§ **Job**
Only lines holding the string "matplotlib" are wanted; copy each one from the material.
--- begin ---
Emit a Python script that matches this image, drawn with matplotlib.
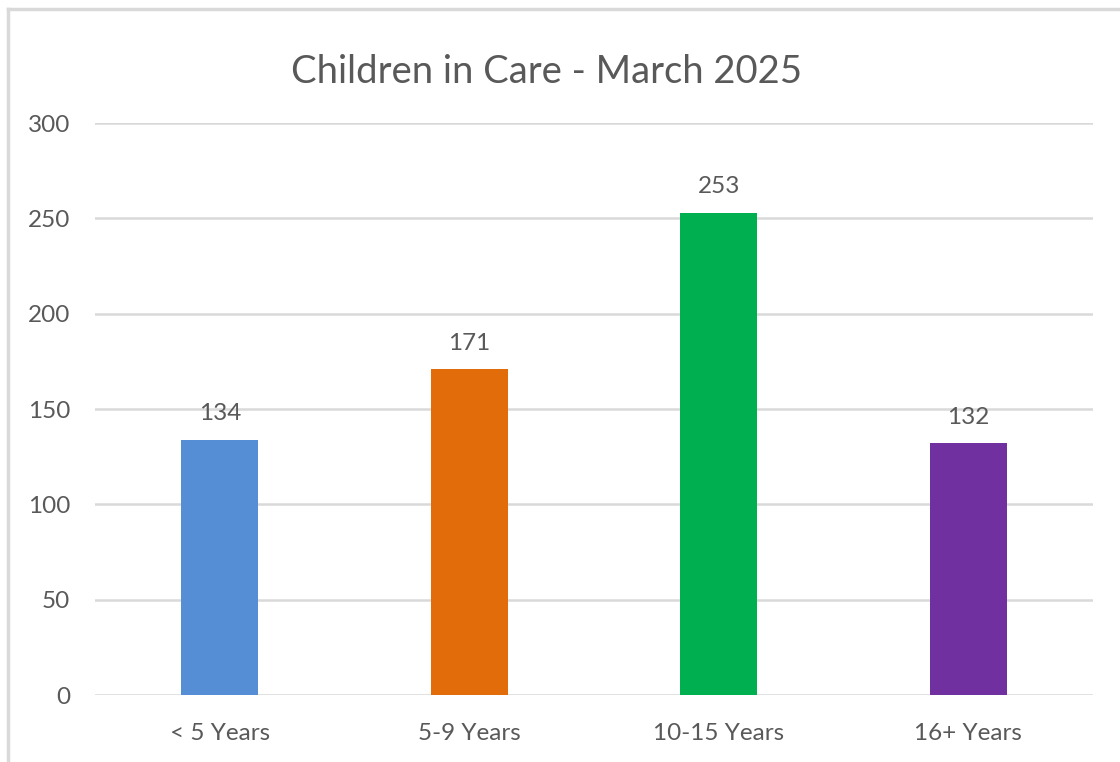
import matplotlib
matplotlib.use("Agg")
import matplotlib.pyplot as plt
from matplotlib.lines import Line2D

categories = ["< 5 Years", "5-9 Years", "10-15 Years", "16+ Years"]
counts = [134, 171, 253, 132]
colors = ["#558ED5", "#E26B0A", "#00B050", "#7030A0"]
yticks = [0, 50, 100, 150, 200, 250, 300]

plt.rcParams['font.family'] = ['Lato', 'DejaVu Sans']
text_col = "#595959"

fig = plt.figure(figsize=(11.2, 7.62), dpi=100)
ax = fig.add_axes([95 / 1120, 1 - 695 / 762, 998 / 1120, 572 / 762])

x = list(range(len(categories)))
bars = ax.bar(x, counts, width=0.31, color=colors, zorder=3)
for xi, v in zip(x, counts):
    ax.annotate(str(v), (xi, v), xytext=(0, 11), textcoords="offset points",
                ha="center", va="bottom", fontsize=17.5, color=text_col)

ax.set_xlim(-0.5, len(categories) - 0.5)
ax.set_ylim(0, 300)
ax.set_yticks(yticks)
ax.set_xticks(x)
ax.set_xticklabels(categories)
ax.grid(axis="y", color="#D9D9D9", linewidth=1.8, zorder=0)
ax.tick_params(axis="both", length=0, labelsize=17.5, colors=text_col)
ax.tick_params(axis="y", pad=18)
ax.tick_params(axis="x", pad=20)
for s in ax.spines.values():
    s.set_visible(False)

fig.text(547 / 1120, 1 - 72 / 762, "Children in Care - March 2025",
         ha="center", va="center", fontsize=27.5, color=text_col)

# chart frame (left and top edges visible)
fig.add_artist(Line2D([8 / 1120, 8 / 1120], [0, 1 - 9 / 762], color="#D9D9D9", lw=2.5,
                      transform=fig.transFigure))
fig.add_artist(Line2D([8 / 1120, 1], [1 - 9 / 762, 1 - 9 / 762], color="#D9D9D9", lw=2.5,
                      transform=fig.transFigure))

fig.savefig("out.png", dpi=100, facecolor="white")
--- end ---
--- begin ---
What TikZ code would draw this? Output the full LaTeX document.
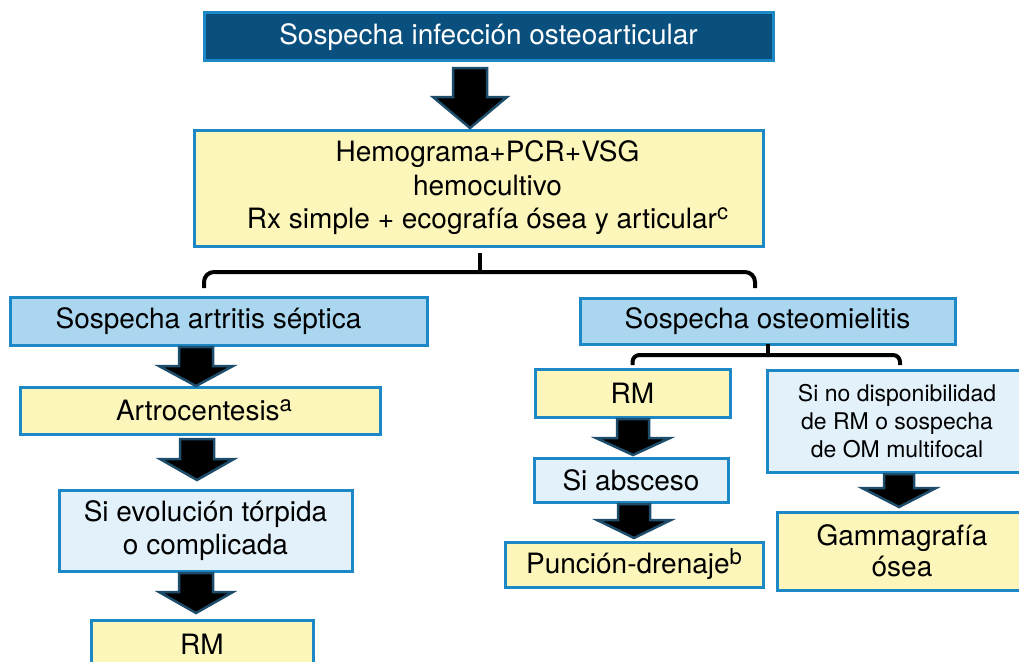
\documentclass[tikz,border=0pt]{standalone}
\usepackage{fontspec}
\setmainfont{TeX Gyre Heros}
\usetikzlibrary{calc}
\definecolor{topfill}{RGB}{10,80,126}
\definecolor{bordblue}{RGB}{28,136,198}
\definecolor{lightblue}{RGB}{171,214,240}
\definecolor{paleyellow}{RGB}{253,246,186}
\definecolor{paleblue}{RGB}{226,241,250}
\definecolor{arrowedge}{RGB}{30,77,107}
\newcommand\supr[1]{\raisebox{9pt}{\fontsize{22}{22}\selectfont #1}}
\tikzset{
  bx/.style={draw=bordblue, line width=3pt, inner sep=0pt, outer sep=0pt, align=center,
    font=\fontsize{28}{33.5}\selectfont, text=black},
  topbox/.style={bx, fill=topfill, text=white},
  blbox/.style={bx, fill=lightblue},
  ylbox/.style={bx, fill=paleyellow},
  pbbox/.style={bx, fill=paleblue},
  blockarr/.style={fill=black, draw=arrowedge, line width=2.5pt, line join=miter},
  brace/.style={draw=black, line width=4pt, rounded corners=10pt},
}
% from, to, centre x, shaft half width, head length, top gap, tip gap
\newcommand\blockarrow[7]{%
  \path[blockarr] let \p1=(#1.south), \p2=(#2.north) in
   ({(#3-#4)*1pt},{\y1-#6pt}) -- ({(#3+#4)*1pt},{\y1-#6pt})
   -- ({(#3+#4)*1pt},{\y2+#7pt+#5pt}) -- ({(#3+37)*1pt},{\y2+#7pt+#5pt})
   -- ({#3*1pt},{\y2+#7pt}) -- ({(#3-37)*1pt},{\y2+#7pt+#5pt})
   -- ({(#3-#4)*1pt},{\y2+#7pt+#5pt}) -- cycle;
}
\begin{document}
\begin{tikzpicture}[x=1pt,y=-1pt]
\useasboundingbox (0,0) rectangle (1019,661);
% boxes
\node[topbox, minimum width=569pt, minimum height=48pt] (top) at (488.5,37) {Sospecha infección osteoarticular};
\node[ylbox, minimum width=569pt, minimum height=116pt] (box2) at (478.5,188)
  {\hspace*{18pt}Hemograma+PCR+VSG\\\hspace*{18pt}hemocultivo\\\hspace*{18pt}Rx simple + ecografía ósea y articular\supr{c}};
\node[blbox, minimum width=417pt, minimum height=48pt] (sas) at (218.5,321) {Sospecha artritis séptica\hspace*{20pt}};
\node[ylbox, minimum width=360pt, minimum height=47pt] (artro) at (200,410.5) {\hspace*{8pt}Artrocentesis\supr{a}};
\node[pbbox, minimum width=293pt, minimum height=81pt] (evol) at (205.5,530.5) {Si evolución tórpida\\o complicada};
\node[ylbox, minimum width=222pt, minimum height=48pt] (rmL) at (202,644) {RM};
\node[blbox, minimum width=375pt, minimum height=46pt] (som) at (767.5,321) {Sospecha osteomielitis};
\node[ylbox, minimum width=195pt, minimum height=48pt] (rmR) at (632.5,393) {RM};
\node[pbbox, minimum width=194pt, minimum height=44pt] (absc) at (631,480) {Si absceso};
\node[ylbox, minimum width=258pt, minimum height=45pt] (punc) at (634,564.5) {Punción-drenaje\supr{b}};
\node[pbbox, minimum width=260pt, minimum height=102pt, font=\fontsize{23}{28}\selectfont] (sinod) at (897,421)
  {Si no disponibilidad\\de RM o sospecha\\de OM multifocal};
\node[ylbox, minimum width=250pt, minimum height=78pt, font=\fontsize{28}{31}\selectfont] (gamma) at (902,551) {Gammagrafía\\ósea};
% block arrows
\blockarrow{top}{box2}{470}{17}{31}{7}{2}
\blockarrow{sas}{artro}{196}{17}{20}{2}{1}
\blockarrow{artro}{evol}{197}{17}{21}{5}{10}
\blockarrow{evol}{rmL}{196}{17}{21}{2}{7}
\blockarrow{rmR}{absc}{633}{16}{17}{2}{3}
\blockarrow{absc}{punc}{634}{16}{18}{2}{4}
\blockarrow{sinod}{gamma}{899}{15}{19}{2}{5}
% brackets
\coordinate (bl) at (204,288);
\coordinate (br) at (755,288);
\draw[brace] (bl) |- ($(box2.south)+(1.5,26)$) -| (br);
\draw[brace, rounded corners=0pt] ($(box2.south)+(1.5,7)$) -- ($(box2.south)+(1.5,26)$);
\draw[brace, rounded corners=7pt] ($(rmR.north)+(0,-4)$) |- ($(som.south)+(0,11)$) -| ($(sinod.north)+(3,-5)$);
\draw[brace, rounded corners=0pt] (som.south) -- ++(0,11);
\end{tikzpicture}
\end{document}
--- end ---
--- begin ---
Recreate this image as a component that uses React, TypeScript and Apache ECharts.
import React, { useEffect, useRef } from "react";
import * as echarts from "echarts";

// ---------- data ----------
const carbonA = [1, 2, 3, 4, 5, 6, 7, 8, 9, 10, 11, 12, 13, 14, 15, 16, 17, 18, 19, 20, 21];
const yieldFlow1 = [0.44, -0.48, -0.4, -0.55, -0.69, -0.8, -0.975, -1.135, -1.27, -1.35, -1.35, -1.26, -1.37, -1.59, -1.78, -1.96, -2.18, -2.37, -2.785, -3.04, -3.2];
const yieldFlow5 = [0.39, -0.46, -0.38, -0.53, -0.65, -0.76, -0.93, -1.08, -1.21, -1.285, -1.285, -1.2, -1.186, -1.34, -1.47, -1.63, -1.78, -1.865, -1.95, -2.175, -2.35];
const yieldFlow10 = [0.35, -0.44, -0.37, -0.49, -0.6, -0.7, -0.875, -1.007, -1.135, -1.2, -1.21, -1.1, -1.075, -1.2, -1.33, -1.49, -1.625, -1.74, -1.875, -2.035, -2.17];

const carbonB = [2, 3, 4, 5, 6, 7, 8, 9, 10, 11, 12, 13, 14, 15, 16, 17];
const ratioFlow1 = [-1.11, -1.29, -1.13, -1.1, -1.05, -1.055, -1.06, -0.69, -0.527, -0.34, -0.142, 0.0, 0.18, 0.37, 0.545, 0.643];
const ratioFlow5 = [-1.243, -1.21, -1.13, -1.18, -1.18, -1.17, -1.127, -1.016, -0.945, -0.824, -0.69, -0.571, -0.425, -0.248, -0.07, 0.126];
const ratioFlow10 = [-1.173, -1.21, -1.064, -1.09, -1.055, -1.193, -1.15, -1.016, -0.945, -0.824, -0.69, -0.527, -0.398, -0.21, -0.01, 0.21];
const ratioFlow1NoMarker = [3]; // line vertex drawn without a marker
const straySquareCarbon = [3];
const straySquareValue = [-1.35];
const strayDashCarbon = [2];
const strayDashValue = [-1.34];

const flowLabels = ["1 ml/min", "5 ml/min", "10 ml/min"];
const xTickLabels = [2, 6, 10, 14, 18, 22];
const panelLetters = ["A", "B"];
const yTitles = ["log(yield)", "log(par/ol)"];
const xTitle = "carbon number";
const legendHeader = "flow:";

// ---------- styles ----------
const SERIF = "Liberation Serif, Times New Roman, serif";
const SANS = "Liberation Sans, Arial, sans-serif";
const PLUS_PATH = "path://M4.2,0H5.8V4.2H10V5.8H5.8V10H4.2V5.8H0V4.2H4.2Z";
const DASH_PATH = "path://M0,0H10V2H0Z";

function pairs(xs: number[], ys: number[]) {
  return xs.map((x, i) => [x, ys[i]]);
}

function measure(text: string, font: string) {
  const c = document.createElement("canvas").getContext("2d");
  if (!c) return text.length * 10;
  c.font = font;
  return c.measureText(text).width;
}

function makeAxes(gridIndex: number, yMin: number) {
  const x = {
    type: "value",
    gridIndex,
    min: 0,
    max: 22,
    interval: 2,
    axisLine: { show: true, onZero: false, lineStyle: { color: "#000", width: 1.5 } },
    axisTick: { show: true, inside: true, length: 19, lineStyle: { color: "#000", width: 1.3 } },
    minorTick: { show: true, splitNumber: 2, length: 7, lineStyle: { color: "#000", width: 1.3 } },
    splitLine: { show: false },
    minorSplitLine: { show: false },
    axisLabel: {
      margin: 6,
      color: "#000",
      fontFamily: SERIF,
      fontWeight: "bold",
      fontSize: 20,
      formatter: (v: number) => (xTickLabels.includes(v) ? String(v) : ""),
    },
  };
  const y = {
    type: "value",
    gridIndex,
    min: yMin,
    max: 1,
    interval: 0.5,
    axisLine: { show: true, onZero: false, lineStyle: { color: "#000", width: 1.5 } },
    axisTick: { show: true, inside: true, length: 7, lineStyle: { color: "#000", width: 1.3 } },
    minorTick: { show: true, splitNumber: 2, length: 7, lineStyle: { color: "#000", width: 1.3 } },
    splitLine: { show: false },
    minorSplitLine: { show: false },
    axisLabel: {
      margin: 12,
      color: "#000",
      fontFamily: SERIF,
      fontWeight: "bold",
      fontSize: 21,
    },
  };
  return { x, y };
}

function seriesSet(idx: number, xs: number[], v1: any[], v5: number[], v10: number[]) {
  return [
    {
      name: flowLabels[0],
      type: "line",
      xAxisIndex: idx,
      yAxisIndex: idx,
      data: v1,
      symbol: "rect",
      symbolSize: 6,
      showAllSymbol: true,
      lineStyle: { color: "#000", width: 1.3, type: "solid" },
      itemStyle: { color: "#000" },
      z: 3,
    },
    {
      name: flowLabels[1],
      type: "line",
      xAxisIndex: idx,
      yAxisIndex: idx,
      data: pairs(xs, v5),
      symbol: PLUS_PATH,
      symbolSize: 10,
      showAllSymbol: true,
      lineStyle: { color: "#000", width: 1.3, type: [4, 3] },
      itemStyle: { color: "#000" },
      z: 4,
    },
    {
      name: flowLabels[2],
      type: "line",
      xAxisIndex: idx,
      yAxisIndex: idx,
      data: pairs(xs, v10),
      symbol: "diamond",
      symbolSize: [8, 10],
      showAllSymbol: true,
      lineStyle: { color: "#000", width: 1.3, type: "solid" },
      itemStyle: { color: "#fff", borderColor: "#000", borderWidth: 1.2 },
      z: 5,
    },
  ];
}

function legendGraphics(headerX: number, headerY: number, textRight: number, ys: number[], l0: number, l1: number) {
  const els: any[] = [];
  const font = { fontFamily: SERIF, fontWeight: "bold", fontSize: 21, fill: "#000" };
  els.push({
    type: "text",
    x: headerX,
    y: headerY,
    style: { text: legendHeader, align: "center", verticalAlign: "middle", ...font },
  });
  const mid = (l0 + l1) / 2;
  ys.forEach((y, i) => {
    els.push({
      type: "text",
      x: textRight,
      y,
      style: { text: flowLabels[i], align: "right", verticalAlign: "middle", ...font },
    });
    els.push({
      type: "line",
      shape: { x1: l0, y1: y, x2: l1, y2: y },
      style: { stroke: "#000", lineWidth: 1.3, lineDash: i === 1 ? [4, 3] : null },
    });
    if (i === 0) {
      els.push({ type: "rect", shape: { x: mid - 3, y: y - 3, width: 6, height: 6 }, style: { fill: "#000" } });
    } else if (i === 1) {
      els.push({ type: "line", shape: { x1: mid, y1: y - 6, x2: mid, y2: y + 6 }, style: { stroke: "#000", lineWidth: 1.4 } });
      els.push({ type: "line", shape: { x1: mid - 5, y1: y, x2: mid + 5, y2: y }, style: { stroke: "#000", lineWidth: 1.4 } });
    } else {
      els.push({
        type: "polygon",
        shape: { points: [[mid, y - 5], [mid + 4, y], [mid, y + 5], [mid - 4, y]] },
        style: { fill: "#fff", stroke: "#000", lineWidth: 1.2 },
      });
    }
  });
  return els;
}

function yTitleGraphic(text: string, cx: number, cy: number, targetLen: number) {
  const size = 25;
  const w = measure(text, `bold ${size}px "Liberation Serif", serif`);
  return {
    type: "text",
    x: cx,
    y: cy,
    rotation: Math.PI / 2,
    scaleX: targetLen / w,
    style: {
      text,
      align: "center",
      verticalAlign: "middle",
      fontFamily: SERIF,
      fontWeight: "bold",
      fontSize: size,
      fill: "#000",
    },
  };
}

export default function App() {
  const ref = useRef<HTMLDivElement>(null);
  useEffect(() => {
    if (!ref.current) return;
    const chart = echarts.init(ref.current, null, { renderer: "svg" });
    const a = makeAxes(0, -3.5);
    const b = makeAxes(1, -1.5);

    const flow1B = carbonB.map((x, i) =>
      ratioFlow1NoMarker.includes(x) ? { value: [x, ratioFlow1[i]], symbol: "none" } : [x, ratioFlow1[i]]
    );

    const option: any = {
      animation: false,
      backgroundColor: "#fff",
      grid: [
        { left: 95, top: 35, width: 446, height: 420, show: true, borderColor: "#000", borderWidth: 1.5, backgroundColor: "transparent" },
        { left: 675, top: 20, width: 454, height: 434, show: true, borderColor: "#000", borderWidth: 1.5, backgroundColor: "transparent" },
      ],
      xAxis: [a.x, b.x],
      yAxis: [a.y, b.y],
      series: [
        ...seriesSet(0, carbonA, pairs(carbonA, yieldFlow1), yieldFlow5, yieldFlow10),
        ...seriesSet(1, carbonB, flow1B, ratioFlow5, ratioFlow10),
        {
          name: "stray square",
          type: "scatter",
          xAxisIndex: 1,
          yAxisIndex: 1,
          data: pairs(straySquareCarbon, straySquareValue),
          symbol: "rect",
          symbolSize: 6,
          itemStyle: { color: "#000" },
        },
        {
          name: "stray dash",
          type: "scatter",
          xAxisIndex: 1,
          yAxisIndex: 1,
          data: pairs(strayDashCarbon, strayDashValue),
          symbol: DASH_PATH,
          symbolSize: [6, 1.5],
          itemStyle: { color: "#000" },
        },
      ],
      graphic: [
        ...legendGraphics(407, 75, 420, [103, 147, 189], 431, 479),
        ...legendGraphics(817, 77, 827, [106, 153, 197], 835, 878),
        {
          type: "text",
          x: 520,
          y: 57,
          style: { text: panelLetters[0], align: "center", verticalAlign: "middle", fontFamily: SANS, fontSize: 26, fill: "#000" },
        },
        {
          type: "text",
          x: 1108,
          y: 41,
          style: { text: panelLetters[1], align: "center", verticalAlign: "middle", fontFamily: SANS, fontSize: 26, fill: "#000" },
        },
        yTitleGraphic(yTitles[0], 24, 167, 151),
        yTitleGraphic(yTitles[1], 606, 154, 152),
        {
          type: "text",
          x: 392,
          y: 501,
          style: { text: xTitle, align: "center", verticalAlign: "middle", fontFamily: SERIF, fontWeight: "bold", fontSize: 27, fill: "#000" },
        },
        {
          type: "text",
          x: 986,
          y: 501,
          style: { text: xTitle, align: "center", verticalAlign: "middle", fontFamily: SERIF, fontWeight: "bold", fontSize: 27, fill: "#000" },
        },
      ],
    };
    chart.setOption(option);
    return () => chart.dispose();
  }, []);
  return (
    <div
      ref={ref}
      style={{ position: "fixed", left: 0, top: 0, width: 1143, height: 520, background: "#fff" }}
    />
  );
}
--- end ---
§ **Answer to the problem**
Emit a Python script that matches this image, drawn with matplotlib.
import matplotlib
matplotlib.use("Agg")
import matplotlib.pyplot as plt
from matplotlib.lines import Line2D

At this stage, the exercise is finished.